Republicans are once again racing in the wrong direction just to placate the billionaire donors and right-wing PACs who can protect them from being challenged in a primary. We shouldn’t be cutting Social Security and leaving more people behind — we should be expanding benefits and providing more peace of mind to millions of people who want to retire with dignity.
I recently participated in a conference call with Senator Bernie Sanders (D-VT), Nancy Altman of Social Security Works and the Strengthen Social Security Coalition, and Dr. Ben Veghte, Director of Policy & Research at Social Security Works. Senator Sanders is introducing legislation to ensure greater retirement security and strengthen the system’s long-term finances, taking into account the fact that skyrocketing inequality is weakening the entire system. As Bernie Sanders says,
Sometimes we all tend to take things for granted and we forget that Social Security is the most successful government program in our nation’s history. Let’s be clear. For more than 75 years, Social Security has, in good times and bad, paid out every nickel owed to every eligible American. Social Security has succeeded in keeping millions of senior citizens, widows and orphans and the disabled out of extreme poverty. Before Social Security was developed, about half of our seniors lived in poverty. Today, fewer than 10 percent live in poverty and all of that is done with minimum administrative costs.
For tens of millions of women, Social Security is their primary source of retirement security, as their jobs rarely provide pensions, and working a lifetime at unequal pay leaves them with precious little in the way of personal savings. Requiring the wealthy to pay their fair share into the Social Security system — which they currently do not do— is the right way to strengthen long-term solvency and provide the benefits that people need to stay out of poverty.
Republicans, and some Democrats who think copying some of the worst qualities of the Republicans will make them more popular with voters, are going after Social Security hammer and tongs. Senators might think that setting a pathway towards cutting Social Security will make it easier to reverse course on the sequester, but that’s just wrong. You can’t fight bad policy with worse policy.
The choice isn’t between the wrong-headed austerity of sequestration and the failed austerity plan of Simpson-Bowles. Congress must choose to be on the side of women and their families, and against cuts in Social Security, Medicare and Medicaid.

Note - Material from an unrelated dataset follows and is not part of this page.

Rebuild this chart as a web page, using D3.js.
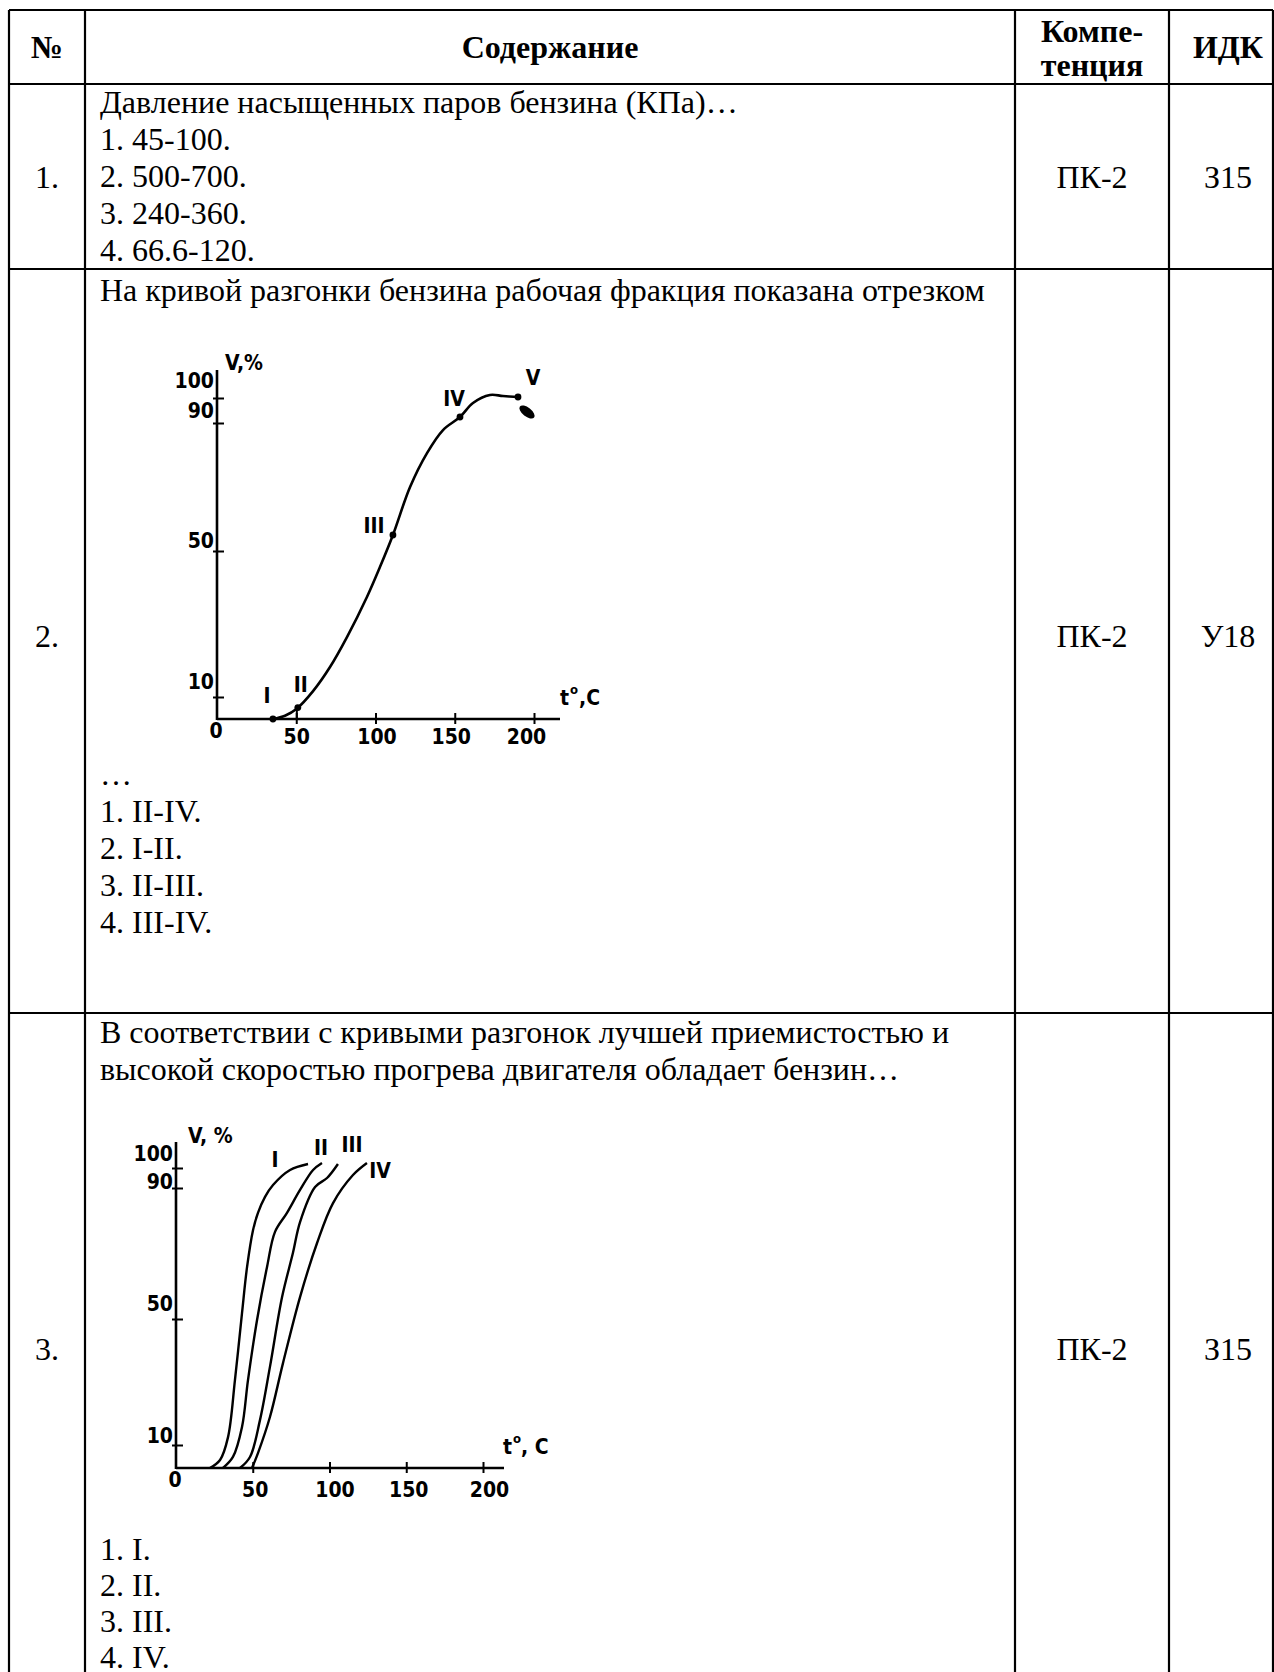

Senators should know better than to put women and families at risk with harmful benefit cuts. Make no mistake: throwing Social Security under the bus is bad politics as well as bad policy.
Originally published on Terry O’Neill’s Huffington Post blog on 03/19/2015.
Do not cut Social Security, Medicare, and Medicaid. They benefit families and provide security to families. Do not leave these people behind and force them into poverty.
How irresponsible it is to go back on a deal with senior citizens who have spent their entire lives paying into the social security system with the understanding that at some time in their future they would be the recipients of social security benefits.